N'en déplaise aux puristes, on ne dira jamais assez la place de ce film dans l'enseignement populaire de la Shoah et, surtout, dans la définition du terme de "Juste parmi les Nations".
Oskar Schindler était, au départ, tout le contraire d'un héros : c'était un profiteur de guerre, exploitant et exploiteur de la main d'oeuvre juive mise à sa disposition par les nazis. Au long d'un processus plus personnel que philosophique ou politique, sa conscience s'éveille et il finit par sauver plusieurs milliers de juifs en y laissant sa fortune, son ménage et tout ce qui avait compté pour lui avant la découverte d'une nécessité supérieure.
Le film se termine comme un hommage à Israël, refuge des survivants. Avec, comme fond sonore, l'hymne à Jérusalem, les juifs sauvés par Schindler viennent lui rendre hommage sur sa tombe, en Israël.
Emotion garantie, tout le monde essuie une larme ou renifle discrètement.
On remarquera forcément le télescopage entre cette programmation et l'attitude généralement pro-palestinienne et anti-israélienne de France-télévision. Les hasards du calendrier sont parfois réjouissants.
Finie la récréation, on cesse de ricaner, c'est l'occasion de se pencher sur Israël et la Shoah.
ll faut dire et répéter que la Shoah n'est pas à l'origine de l'état d'Israël. Les adversaires de sa création aiment le laisser croire mais c'est une histoire beaucoup plus ancienne.

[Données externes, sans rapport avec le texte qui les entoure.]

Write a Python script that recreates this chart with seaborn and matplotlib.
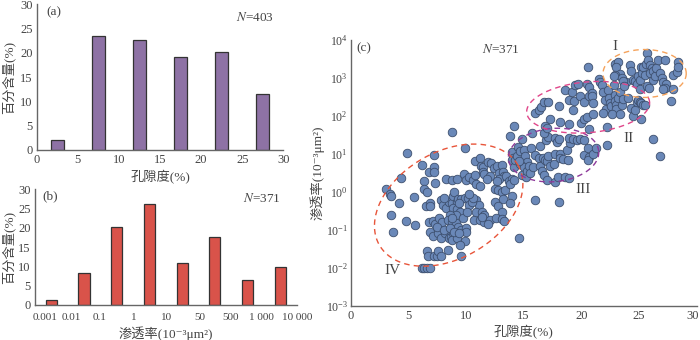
import numpy as np
import pandas as pd
import matplotlib
matplotlib.use("Agg")
import matplotlib.pyplot as plt
import seaborn as sns

# ---------------- data ----------------
por_bins = [2.5, 7.5, 12.5, 17.5, 22.5, 27.5]
por_pct = [2.0, 23.4, 22.7, 19.1, 20.2, 11.5]

perm_cats = ["0.001-0.01", "0.01-0.1", "0.1-1", "1-10", "10-50", "50-500", "500-1000", "1000-10000"]
perm_pct = [1.2, 8.3, 20.1, 26.1, 10.9, 17.5, 6.5, 9.8]
perm_tick_labels = ["0.001", "0.01", "0.1", "1", "10", "50", "500", "1 000", "10 000"]

porosity = [
    3.1, 3.4, 3.5, 3.5, 3.7, 4.2, 4.4, 4.8, 4.9, 5.6, 5.5, 6.2, 6.4, 6.4, 6.5, 6.6, 6.8, 6.9, 6.9, 6.8,
    6.9, 7.1, 7.1, 7.3, 6.6, 6.7, 6.2, 6.4, 6.6, 6.9, 7.2, 7.5, 7.6, 7.8, 8.4, 7.2, 7.2, 7.2, 7.3, 7.7,
    7.9, 7.6, 7.8, 8.2, 8.5, 8.7, 8.9, 8.8, 9.2, 8.3, 8.8, 8.8, 9.2, 9.8, 9.9, 10.0, 7.8, 8.0, 8.3, 8.5,
    8.8, 8.9, 9.0, 9.2, 9.3, 9.6, 9.9, 10.2, 10.3, 8.9, 9.2, 9.5, 9.1, 8.6, 8.4, 8.8, 9.1, 9.3, 9.6, 10.0,
    10.0, 9.9, 9.5, 9.6, 8.8, 10.3, 10.6, 10.8, 10.9, 11.2, 10.8, 11.2, 11.3, 11.5, 11.5, 11.9, 12.2, 12.4, 11.6, 12.1,
    11.8, 10.9, 11.1, 10.7, 10.9, 11.2, 11.4, 11.6, 11.6, 11.4, 12.1, 11.9, 10.5, 10.6, 10.3, 12.7, 13.1, 12.9, 13.2, 13.3,
    12.9, 12.7, 12.5, 12.8, 13.1, 13.4, 13.2, 12.5, 12.8, 13.1, 12.6, 13.1, 13.3, 13.5, 13.7, 14.0, 13.8, 14.2, 14.0, 13.8,
    13.8, 14.2, 14.6, 9.7, 10.1, 9.4, 8.1, 7.5, 8.1, 8.6, 9.0, 9.4,
    # group III
    14.0, 14.05, 14.0, 14.2, 14.25, 14.4, 14.5, 14.7, 14.9, 15.0, 15.1, 15.3, 14.7, 15.0, 14.6, 14.85, 15.2, 15.3, 15.5, 15.55,
    15.8, 15.7, 15.6, 16.0, 16.0, 16.3, 16.4, 16.65, 16.4, 16.6, 16.8, 17.0, 16.85, 17.0, 17.1, 16.9, 17.1, 16.8, 17.3, 17.6,
    17.7, 17.7, 18.0, 17.75, 17.9, 18.1, 18.15, 18.15, 18.4, 18.6, 18.9, 18.85, 18.8, 19.0, 18.9, 19.3, 19.6, 19.9, 20.2, 20.2,
    20.55, 20.7, 20.6, 21.0, 21.3, 18.1,
    # group II
    16.0, 16.3, 16.5, 16.8, 17.1, 17.3, 16.85, 17.05, 18.1, 18.15, 18.6, 18.9, 18.9, 19.2, 19.5, 19.4, 19.3, 19.7, 19.9, 20.2,
    20.5, 20.55, 20.65, 20.7, 20.9, 20.0, 20.2, 20.5, 20.7, 20.95, 21.0, 21.05, 21.5, 21.6, 21.8, 21.9, 22.05, 22.15, 21.85, 22.35,
    22.4, 22.5, 22.55, 22.25, 22.25, 22.8, 22.9, 22.9, 23.0, 23.05, 22.7, 23.2, 23.35, 23.5, 23.6, 23.35, 23.9, 24.05, 24.3, 24.5,
    24.65, 24.8, 24.95, 25.1, 25.2, 25.4, 25.5, 25.2,
    # group I
    22.9, 23.2, 23.05, 23.35, 22.9, 22.8, 23.5, 23.6, 23.75, 24.2, 24.35, 24.5, 24.65, 24.8, 24.95, 25.1, 25.1, 25.15, 25.25, 25.4,
    25.5, 25.65, 25.7, 25.8, 25.95, 26.1, 26.0, 26.25, 26.25, 25.7, 25.9, 26.4, 26.5, 26.7, 26.8, 27.0, 27.1, 27.25, 27.35, 27.25,
    27.1, 28.0, 28.0, 28.3, 28.4, 28.4, 27.8, 26.2, 26.8,
]
permeability = [
    1.2, 0.9, 0.8, 0.24, 0.09, 0.5, 2.3, 0.17, 10.5, 0.13, 0.75, 5.0, 1.9, 1.2, 0.43, 1.0, 3.3, 0.5, 0.42, 0.16,
    0.085, 0.17, 0.07, 0.14, 0.027, 0.02, 0.01, 0.01, 0.01, 0.01, 0.02, 0.02, 0.028, 0.02, 0.03, 9.5, 4.6, 3.4, 1.7, 0.2,
    0.16, 0.08, 0.06, 0.08, 0.06, 0.065, 0.08, 0.055, 0.06, 2.2, 39, 2.1, 2.2, 2.9, 14, 2.1, 0.6, 0.45, 0.38, 0.55,
    0.5, 0.8, 1.0, 0.55, 0.65, 0.65, 0.7, 0.68, 0.45, 0.38, 0.35, 0.3, 0.25, 0.25, 0.18, 0.16, 0.15, 0.12, 0.1, 0.11,
    0.085, 0.05, 0.04, 0.02, 0.2, 2.4, 2.1, 2.8, 1.6, 1.4, 6.6, 8.0, 4.7, 4.5, 3.4, 6.0, 5.6, 4.3, 2.9, 2.6,
    2.2, 0.6, 0.45, 0.18, 0.3, 0.18, 0.3, 0.25, 0.16, 0.22, 0.18, 0.14, 0.55, 0.7, 0.9, 4.9, 5.2, 3.2, 3.3, 2.6,
    2.2, 1.9, 1.2, 1.1, 1.0, 1.1, 0.65, 0.55, 0.43, 0.3, 0.2, 0.19, 0.17, 2.6, 1.9, 2.2, 1.6, 2.0, 0.8, 0.5,
    30, 55, 0.06, 0.2, 0.3, 0.5, 0.7, 0.12, 0.1, 0.11, 0.09, 0.08,
    # group III
    11, 8, 7, 4.5, 7, 9, 15, 12, 25, 13, 9, 6, 5.5, 4.6, 6.5, 2.8, 2.4, 3.5, 4.8, 3.2,
    4.4, 35, 14, 9.5, 0.6, 8, 16, 8, 4.7, 3.5, 2.7, 2.1, 6.8, 6.5, 9, 23, 28, 35, 4.7, 5.5,
    10, 1.8, 2.5, 26, 21, 24, 10, 8, 7.5, 2.5, 2.3, 7, 12.5, 19, 26, 24, 23, 25, 23, 9.5,
    14, 8.5, 7, 10, 14, 0.55,
    # group II
    120, 140, 175, 230, 230, 85, 53, 47, 185, 70, 480, 260, 63, 430, 650, 250, 140, 700, 340, 230,
    690, 2000, 570, 340, 400, 67, 85, 95, 45, 340, 220, 110, 950, 780, 650, 440, 260, 150, 120, 490,
    300, 220, 180, 52, 17, 650, 350, 250, 200, 150, 110, 300, 420, 190, 280, 110, 800, 300, 160, 100,
    140, 240, 270, 240, 220, 200, 200, 85,
    # group I
    2400, 2700, 2000, 1300, 1200, 1100, 1000, 850, 620, 2200, 1500, 900, 850, 700, 1100, 900, 500, 2000, 1400, 1900,
    1200, 2400, 4500, 3000, 2200, 1800, 1350, 1500, 900, 600, 550, 1100, 1800, 3000, 1350, 1000, 800, 3000, 680, 540,
    500, 520, 1200, 1450, 2700, 2000, 250, 24, 9,
]

# ellipses: centre porosity, centre log10(perm), semi-axes (porosity units), tilt (deg), colour, label
ell_names = ["IV", "III", "II", "I"]
ell_cx = [8.5, 17.6, 20.6, 25.5]
ell_cl = [-0.35, 0.97, 2.23, 3.12]
ell_a = [6.94, 3.93, 5.35, 3.61]
ell_b = [4.62, 2.31, 2.2, 2.08]
ell_ang = [30, 5, 5, 0]
ell_col = ["#e8553a", "#8e3a9a", "#e0468a", "#f5a35c"]
lab_x = [3.6, 20.2, 24.1, 22.9]
lab_perm = [0.0087, 1.17, 25.7, 6600]

por_ticks = [0, 5, 10, 15, 20, 25, 30]

# ---------------- style ----------------
sns.set_style("white")
plt.rcParams["font.family"] = ["Liberation Serif", "Noto Sans CJK SC", "DejaVu Sans"]
plt.rcParams["mathtext.fontset"] = "stix"
plt.rcParams["axes.unicode_minus"] = False
TXT = "#444444"
SP = "#666666"
LFS = 9.5

fig = plt.figure(figsize=(7, 3.4), dpi=100)
ax_a = fig.add_axes([0.0524, 0.559, 0.3524, 0.428])
ax_b = fig.add_axes([0.050, 0.103, 0.374, 0.341])
ax_c = fig.add_axes([0.501, 0.101, 0.494, 0.781])


def style(ax):
    for s in ["top", "right"]:
        ax.spines[s].set_visible(False)
    for s in ["left", "bottom"]:
        ax.spines[s].set_color(SP)
        ax.spines[s].set_linewidth(1.0)
    ax.tick_params(axis="both", which="major", direction="in", length=3, width=0.8,
                   color=SP, labelcolor=TXT, labelsize=9, pad=3)


def place_labels(ax, xl, yl, xpos, ypos):
    ax.set_xlabel(xl, fontsize=LFS, color=TXT)
    ax.set_ylabel(yl, fontsize=LFS, color=TXT)
    ax.xaxis.set_label_coords(0.5, xpos)
    ax.yaxis.set_label_coords(ypos, 0.5)
    ax.xaxis.label.set_va("center")
    ax.yaxis.label.set_va("center")


# (a) porosity histogram
df_a = pd.DataFrame({"por": por_bins, "pct": por_pct})
sns.barplot(data=df_a, x="por", y="pct", native_scale=True, width=0.32, ax=ax_a,
            color="#8e72a5", saturation=1, edgecolor="#333333", linewidth=0.9)
ax_a.set_xlim(0, 30)
ax_a.set_ylim(0, 30)
ax_a.set_xticks(por_ticks)
ax_a.set_yticks(range(0, 31, 5))
style(ax_a)
place_labels(ax_a, "孔隙度(%)", "百分含量(%)", -0.19, -0.115)
ax_a.text(0.04, 0.99, "(a)", transform=ax_a.transAxes, ha="left", va="top", fontsize=9.5, color=TXT)
ax_a.text(0.96, 0.91, "$N$=403", transform=ax_a.transAxes, ha="right", va="center", fontsize=9.5, color=TXT)

# (b) permeability histogram
df_b = pd.DataFrame({"cat": perm_cats, "pct": perm_pct})
sns.barplot(data=df_b, x="cat", y="pct", width=0.34, ax=ax_b, color="#d9534a",
            saturation=1, edgecolor="#333333", linewidth=0.9)
ax_b.set_xlim(-0.5, 7.5)
ax_b.set_ylim(0, 30)
ax_b.set_yticks(range(0, 31, 5))
ax_b.xaxis.remove_overlapping_locs = False
ax_b.set_xticks([-0.19, 0.62, 1.49, 2.51, 3.53, 4.54, 5.49, 6.44, 7.51])
ax_b.set_xticklabels(perm_tick_labels)
ax_b.set_xticks(np.arange(-0.5, 7.6, 1.0), minor=True)
style(ax_b)
ax_b.tick_params(axis="x", which="major", length=0, pad=6, labelsize=8)
ax_b.tick_params(axis="x", which="minor", direction="in", length=3, width=0.8, color=SP)
place_labels(ax_b, "渗透率(10⁻³μm²)", "百分含量(%)", -0.245, -0.103)
ax_b.text(0.03, 0.99, "(b)", transform=ax_b.transAxes, ha="left", va="top", fontsize=9.5, color=TXT)
ax_b.text(0.94, 0.92, "$N$=371", transform=ax_b.transAxes, ha="right", va="center", fontsize=9.5, color=TXT)

# (c) scatter
df_c = pd.DataFrame({"por": porosity, "perm": permeability})
ax_c.set_yscale("log")
sns.scatterplot(data=df_c, x="por", y="perm", ax=ax_c, s=38, color="#6a88b8",
                edgecolor="#3d4f6e", linewidth=0.6, zorder=3)
K = 3.29  # porosity units per decade on screen
t = np.linspace(0, 2 * np.pi, 300)
for cx, cl, a, b, ang, col in zip(ell_cx, ell_cl, ell_a, ell_b, ell_ang, ell_col):
    th = np.deg2rad(ang)
    u, v = a * np.cos(t), b * np.sin(t)
    ex = cx + u * np.cos(th) - v * np.sin(th)
    ey = 10 ** (cl + (u * np.sin(th) + v * np.cos(th)) / K)
    ax_c.plot(ex, ey, color=col, lw=1.0, ls=(0, (4, 3)), zorder=4)
for nm, lx, ly in zip(ell_names, lab_x, lab_perm):
    ax_c.text(lx, ly, nm, ha="center", va="center", fontsize=11, color=TXT)
ax_c.set_xlim(0, 30)
ax_c.set_ylim(1e-3, 1e4)
ax_c.set_xticks(por_ticks)
ax_c.set_xticklabels([str(v) for v in por_ticks[:-1]] + [""])
ax_c.set_yticks([10.0 ** k for k in range(-3, 5)])
ax_c.yaxis.set_minor_locator(matplotlib.ticker.NullLocator())
style(ax_c)
ax_c.tick_params(axis="y", labelsize=8.5, pad=2)
# last porosity tick label, right-aligned so it stays inside the figure
ax_c.annotate(str(por_ticks[-1]), xy=(por_ticks[-1], 0), xycoords=("data", "axes fraction"),
              xytext=(2, -3), textcoords="offset points", ha="right", va="top",
              fontsize=9, color=TXT, annotation_clip=False)
place_labels(ax_c, "孔隙度(%)", "渗透率(10⁻³μm²)", -0.1, -0.098)
ax_c.text(0.015, 0.99, "(c)", transform=ax_c.transAxes, ha="left", va="top", fontsize=9.5, color=TXT)
ax_c.text(13.0, 10 ** 3.75, "$N$=371", ha="center", va="center", fontsize=9.5, color=TXT)

fig.savefig("out.png", dpi=100)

Si on voulait rattacher la naissance d'Israël à un événement de l'histoire européenne, ce serait l'affaire Dreyfus plutôt que la Shoah. Les juifs d'Europe avaient parié sur l'assimilation au monde des lumières et, dans les pays les plus prometteurs, comme la France, la réponse à leur désir d'ouverture a été le rejet, la discrimination, l'exclusion et la haine.
Dès lors, naquit et se renforça le sionisme, l'espoir et la volonté de fonder un état juif pour les juifs, un refuge et un endroit qu'ils pourraient organiser et diriger dans la liberté et le droit. Après des luttes héroïques racontées dans les livres d'histoire, l'état d'Israël fut conquis, et non accordé, en 1948.
En même temps, le jeune état accueillait des groupes de plus en plus nombreux de survivants de l'extermination et devenait, en quelque sorte, l'épicentre de sa mémoire.
C'est un élément fondamental mais ce n'est pas le seul. D'ailleurs, on apprend, à intervalles, que les rescapés de la Shoah ne sont pas traités comme ils le méritent par l'Etat Juif.
Israël est l'Etat de tous les Juifs, d'Europe mais aussi, d'Afrique du Nord, d'Asie et du monde entier, sans oublier les Sabras, Israéliens autochtones nés en Israël. Tous ont en commun le judaïsme mais pas la Shoah, la "destruction des juifs d'Europe", selon l'expression consacrée par Raul Hilberg.
C'est une réalité qui échappe en grande partie aux étrangers. Les symboles les plus cités sont Yad Vashem et la Médaille des Justes ; la modernité israélienne, ses scientifiques passent souvent à l'arrière-plan.
De temps en temps, des ignorants hostiles rappellent, pour le déplorer, que l'armée israélienne est forte, qu'elle détient l'arme nucléaire et qu'Israel est l'allié indéfectible des Etats Unis. "Les amis de mes ennemis sont mes ennemis" dit le proverbe, donc Israël est associé aux USA dans la détestation ordinaire.
Pourtant le Peuple de l'Etude est aussi un peuple de savants, d'artistes, d'entrepreneurs. Il crée au profit de tous.
Là se trouve la victoire finale de ceux qui n'ont même pas eu de sépulture.
Changeons les regards ; ce peuple veut vivre. Tout simplement.